Leave the pictures out and transcribe every record exactly.

═════ DATASET CONTENT

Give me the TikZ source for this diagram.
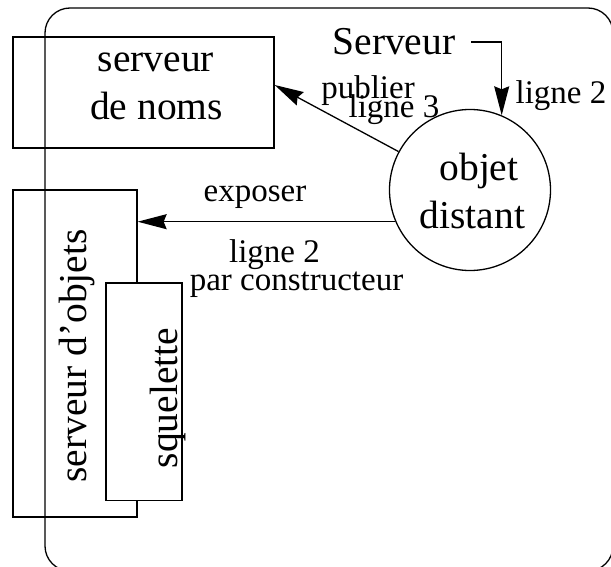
\documentclass[tikz,border=0pt]{standalone}
\usepackage{fontspec}
\setmainfont{Liberation Serif}
\usetikzlibrary{arrows.meta}
\begin{document}
\begin{tikzpicture}[x=1pt, y=-1pt, line width=1.3pt,
  big/.style={font=\fontsize{39.5}{47}\selectfont, inner sep=0pt},
  small/.style={font=\fontsize{33}{38}\selectfont, inner sep=0pt},
  box/.style={draw, inner sep=0pt},
  arr/.style={-{Stealth[length=29pt, width=15pt, inset=3pt]}}]
\useasboundingbox (0,0) rectangle (611,567);
\clip (0,0) rectangle (611,567);

% outer frame (machine boundary)
\node[box, rounded corners=25pt, minimum width=568, minimum height=563] (frame) at (329,289.5) {};

% boxes
\node[box, minimum width=261, minimum height=111] (noms) at (143.5,92.5) {};
\node[box, minimum width=124, minimum height=327] (objs) at (75,353.5) {};
\node[box, fill=white, minimum width=76, minimum height=217.5] (squel) at (144,391.75) {};
\node[box, circle, minimum size=161] (obj) at (470,190) {};

% box texts
\node[big, anchor=base] (nomsA) at (156,72) {serveur};
\node[big, anchor=base] (nomsB) at (156.5,120) {de noms};
\node[big, anchor=base, rotate=90] (objsT) at (86,356) {serveur d’objets};
\node[big, anchor=base, rotate=90] (squelT) at (177,398) {squelette};
\node[big, anchor=base] (objA) at (479,181) {objet};
\node[big, anchor=base] (objB) at (472.5,229) {distant};
\node[big, anchor=base] (srv) at (394,55) {Serveur};

% connectors
\draw[arr] ([xshift=15pt]srv.east) -| (obj.67);
\draw[arr] (obj) -- ([yshift=7.5pt]noms.east);
\draw[arr] (obj.203.5) -- (objs.east |- obj.203.5);

% connector labels
\node[small, anchor=base] (l2a) at (561,104) {ligne 2};
\node[small, anchor=base] (pub) at (368,99) {publier};
\node[small, anchor=base] (l3) at (394,118) {ligne 3};
\node[small, anchor=base] (expo) at (255,202) {exposer};
\node[small, anchor=base] (l2b) at (274.5,262) {ligne 2};
\node[small, anchor=base] (pc) at (296.5,290) {par constructeur};
\end{tikzpicture}
\end{document}
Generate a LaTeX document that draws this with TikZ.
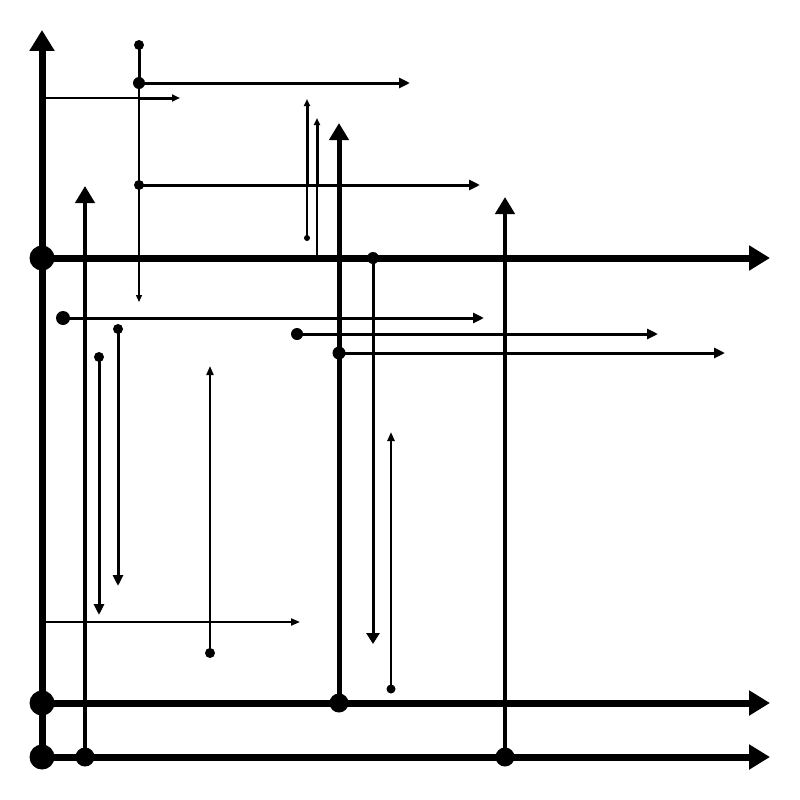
\documentclass[tikz,border=0pt]{standalone}
\usetikzlibrary{arrows.meta}
\begin{document}
\begin{tikzpicture}[x=1pt,y=-1pt,
  big/.style={line width=7pt,-{Triangle[length=21pt,width=24pt]}},
  mid/.style={line width=4.5pt,-{Triangle[length=17pt,width=19pt]}},
  sm/.style={line width=3pt,-{Triangle[length=11pt,width=10pt]}},
  xs/.style={line width=2pt,-{Triangle[length=9pt,width=7pt]}},
  tiny/.style={line width=1.4pt,-{Triangle[length=7pt,width=6pt]}},
  thick3/.style={line width=3pt},
  thinl/.style={line width=1.4pt},
  dot/.style={circle,fill=black,inner sep=0pt,minimum size=#1}]
\useasboundingbox (0,0) rectangle (800,800);
% big axes
\coordinate (ay) at (42,30);
\coordinate (h1e) at (770,258);
\coordinate (h2e) at (770,703);
\coordinate (h3e) at (770,757);
\draw[big] (42,757) coordinate (o) -- (ay);
\draw[big] (42,258) coordinate (h1s) -- (h1e);
\draw[big] (42,703) coordinate (h2s) -- (h2e);
\draw[big] (o) -- (h3e);
\node[dot=25pt] (d1) at (h1s) {};
\node[dot=25pt] (d2) at (h2s) {};
\node[dot=25pt] (d3) at (o) {};
% medium verticals
\node[dot=19pt] (d85) at (85,757) {};
\coordinate (e85) at (85,186);
\draw[mid] (d85.center) -- (e85);
\node[dot=19pt] (d339) at (339,703) {};
\coordinate (e339) at (339,123);
\draw[mid,line width=5pt] (d339.center) -- (e339);
\node[dot=19pt] (d505) at (505,757) {};
\coordinate (e505) at (505,197);
\draw[mid] (d505.center) -- (e505);
% x=139 group
\node[dot=10pt] (t139) at (139,45) {};
\node[dot=12pt] (m139) at (139,83) {};
\coordinate (b139) at (139,302);
\draw[thick3] (t139.center) -- (m139.center);
\draw[tiny] (m139.center) -- (b139);
\coordinate (e83) at (410,83);
\draw[sm] (m139.center) -- (e83);
\node[dot=10pt] (n185) at (139,185) {};
\coordinate (e185) at (480,185);
\draw[sm] (n185.center) -- (e185);
% y=98
\coordinate (s98) at (42,98);
\coordinate (j98) at (139,98);
\coordinate (e98) at (180,98);
\draw[thinl] (s98) -- (j98);
\draw[sm,-{Triangle[length=8pt,width=7pt]}] (j98) -- (e98);
% x=307, 317
\node[dot=6pt] (b307) at (307,238) {};
\coordinate (j307) at (307,185);
\coordinate (e307) at (307,99);
\draw[thinl] (b307.center) -- (j307);
\draw[thick3,-{Triangle[length=7pt,width=6pt]}] (j307) -- (e307);
\coordinate (b317) at (317,258);
\coordinate (j317) at (317,185);
\coordinate (e317) at (317,118);
\draw[thinl] (b317) -- (j317);
\draw[thick3,-{Triangle[length=7pt,width=6pt]}] (j317) -- (e317);
% horizontals mid
\node[dot=14pt] (n318) at (63,318) {};
\coordinate (e318) at (484,318);
\draw[sm] (n318.center) -- (e318);
\node[dot=12pt] (n334) at (297,334) {};
\coordinate (e334) at (658,334);
\draw[sm] (n334.center) -- (e334);
\node[dot=13pt] (n353) at (339,353) {};
\coordinate (e353) at (725,353);
\draw[sm] (n353.center) -- (e353);
% verticals small
\node[dot=12pt] (n373) at (373,258) {};
\coordinate (e373) at (373,644);
\draw[sm,-{Triangle[length=11pt,width=13pt]}] (n373.center) -- (e373);
\node[dot=9pt] (n391) at (391,689) {};
\coordinate (e391) at (391,432);
\draw[xs,line width=2.5pt] (n391.center) -- (e391);
\node[dot=10pt] (n118) at (118,329) {};
\coordinate (e118) at (118,586);
\draw[sm] (n118.center) -- (e118);
\node[dot=10pt] (n99) at (99,357) {};
\coordinate (e99) at (99,615);
\draw[sm] (n99.center) -- (e99);
\node[dot=10pt] (n210) at (210,653) {};
\coordinate (e210) at (210,366);
\draw[xs] (n210.center) -- (e210);
\node[dot=5pt] (n622) at (44,622) {};
\coordinate (e622) at (300,622);
\draw[xs] (n622.center) -- (e622);
\end{tikzpicture}
\end{document}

══════════

_SOLUTION TO THIS TASK_
Give me the TikZ source for this diagram.
\documentclass[tikz,border=0pt]{standalone}
\usepackage{fontspec}
\setmainfont{Liberation Serif}
\usetikzlibrary{arrows.meta}
\begin{document}
\begin{tikzpicture}[x=1pt, y=-1pt, line width=1.3pt,
  big/.style={font=\fontsize{39.5}{47}\selectfont, inner sep=0pt},
  small/.style={font=\fontsize{33}{38}\selectfont, inner sep=0pt},
  box/.style={draw, inner sep=0pt},
  arr/.style={-{Stealth[length=29pt, width=15pt, inset=3pt]}}]
\useasboundingbox (0,0) rectangle (611,567);
\clip (0,0) rectangle (611,567);

% outer frame (machine boundary)
\node[box, rounded corners=25pt, minimum width=568, minimum height=563] (frame) at (329,289.5) {};

% boxes
\node[box, minimum width=261, minimum height=111] (noms) at (143.5,92.5) {};
\node[box, minimum width=124, minimum height=327] (objs) at (75,353.5) {};
\node[box, fill=white, minimum width=76, minimum height=217.5] (squel) at (144,391.75) {};
\node[box, circle, minimum size=161] (obj) at (470,190) {};

% box texts
\node[big, anchor=base] (nomsA) at (156,72) {serveur};
\node[big, anchor=base] (nomsB) at (156.5,120) {de noms};
\node[big, anchor=base, rotate=90] (objsT) at (86,356) {serveur d’objets};
\node[big, anchor=base, rotate=90] (squelT) at (177,398) {squelette};
\node[big, anchor=base] (objA) at (479,181) {objet};
\node[big, anchor=base] (objB) at (472.5,229) {distant};
\node[big, anchor=base] (srv) at (394,55) {Serveur};

% connectors
\draw[arr] ([xshift=15pt]srv.east) -| (obj.67);
\draw[arr] (obj) -- ([yshift=7.5pt]noms.east);
\draw[arr] (obj.203.5) -- (objs.east |- obj.203.5);

% connector labels
\node[small, anchor=base] (l2a) at (561,104) {ligne 2};
\node[small, anchor=base] (pub) at (368,99) {publier};
\node[small, anchor=base] (l3) at (394,118) {ligne 3};
\node[small, anchor=base] (expo) at (255,202) {exposer};
\node[small, anchor=base] (l2b) at (274.5,262) {ligne 2};
\node[small, anchor=base] (pc) at (296.5,290) {par constructeur};
\end{tikzpicture}
\end{document}
Generate a LaTeX document that draws this with TikZ.
\documentclass[tikz,border=0pt]{standalone}
\usetikzlibrary{arrows.meta}
\begin{document}
\begin{tikzpicture}[x=1pt,y=-1pt,
  big/.style={line width=7pt,-{Triangle[length=21pt,width=24pt]}},
  mid/.style={line width=4.5pt,-{Triangle[length=17pt,width=19pt]}},
  sm/.style={line width=3pt,-{Triangle[length=11pt,width=10pt]}},
  xs/.style={line width=2pt,-{Triangle[length=9pt,width=7pt]}},
  tiny/.style={line width=1.4pt,-{Triangle[length=7pt,width=6pt]}},
  thick3/.style={line width=3pt},
  thinl/.style={line width=1.4pt},
  dot/.style={circle,fill=black,inner sep=0pt,minimum size=#1}]
\useasboundingbox (0,0) rectangle (800,800);
% big axes
\coordinate (ay) at (42,30);
\coordinate (h1e) at (770,258);
\coordinate (h2e) at (770,703);
\coordinate (h3e) at (770,757);
\draw[big] (42,757) coordinate (o) -- (ay);
\draw[big] (42,258) coordinate (h1s) -- (h1e);
\draw[big] (42,703) coordinate (h2s) -- (h2e);
\draw[big] (o) -- (h3e);
\node[dot=25pt] (d1) at (h1s) {};
\node[dot=25pt] (d2) at (h2s) {};
\node[dot=25pt] (d3) at (o) {};
% medium verticals
\node[dot=19pt] (d85) at (85,757) {};
\coordinate (e85) at (85,186);
\draw[mid] (d85.center) -- (e85);
\node[dot=19pt] (d339) at (339,703) {};
\coordinate (e339) at (339,123);
\draw[mid,line width=5pt] (d339.center) -- (e339);
\node[dot=19pt] (d505) at (505,757) {};
\coordinate (e505) at (505,197);
\draw[mid] (d505.center) -- (e505);
% x=139 group
\node[dot=10pt] (t139) at (139,45) {};
\node[dot=12pt] (m139) at (139,83) {};
\coordinate (b139) at (139,302);
\draw[thick3] (t139.center) -- (m139.center);
\draw[tiny] (m139.center) -- (b139);
\coordinate (e83) at (410,83);
\draw[sm] (m139.center) -- (e83);
\node[dot=10pt] (n185) at (139,185) {};
\coordinate (e185) at (480,185);
\draw[sm] (n185.center) -- (e185);
% y=98
\coordinate (s98) at (42,98);
\coordinate (j98) at (139,98);
\coordinate (e98) at (180,98);
\draw[thinl] (s98) -- (j98);
\draw[sm,-{Triangle[length=8pt,width=7pt]}] (j98) -- (e98);
% x=307, 317
\node[dot=6pt] (b307) at (307,238) {};
\coordinate (j307) at (307,185);
\coordinate (e307) at (307,99);
\draw[thinl] (b307.center) -- (j307);
\draw[thick3,-{Triangle[length=7pt,width=6pt]}] (j307) -- (e307);
\coordinate (b317) at (317,258);
\coordinate (j317) at (317,185);
\coordinate (e317) at (317,118);
\draw[thinl] (b317) -- (j317);
\draw[thick3,-{Triangle[length=7pt,width=6pt]}] (j317) -- (e317);
% horizontals mid
\node[dot=14pt] (n318) at (63,318) {};
\coordinate (e318) at (484,318);
\draw[sm] (n318.center) -- (e318);
\node[dot=12pt] (n334) at (297,334) {};
\coordinate (e334) at (658,334);
\draw[sm] (n334.center) -- (e334);
\node[dot=13pt] (n353) at (339,353) {};
\coordinate (e353) at (725,353);
\draw[sm] (n353.center) -- (e353);
% verticals small
\node[dot=12pt] (n373) at (373,258) {};
\coordinate (e373) at (373,644);
\draw[sm,-{Triangle[length=11pt,width=13pt]}] (n373.center) -- (e373);
\node[dot=9pt] (n391) at (391,689) {};
\coordinate (e391) at (391,432);
\draw[xs,line width=2.5pt] (n391.center) -- (e391);
\node[dot=10pt] (n118) at (118,329) {};
\coordinate (e118) at (118,586);
\draw[sm] (n118.center) -- (e118);
\node[dot=10pt] (n99) at (99,357) {};
\coordinate (e99) at (99,615);
\draw[sm] (n99.center) -- (e99);
\node[dot=10pt] (n210) at (210,653) {};
\coordinate (e210) at (210,366);
\draw[xs] (n210.center) -- (e210);
\node[dot=5pt] (n622) at (44,622) {};
\coordinate (e622) at (300,622);
\draw[xs] (n622.center) -- (e622);
\end{tikzpicture}
\end{document}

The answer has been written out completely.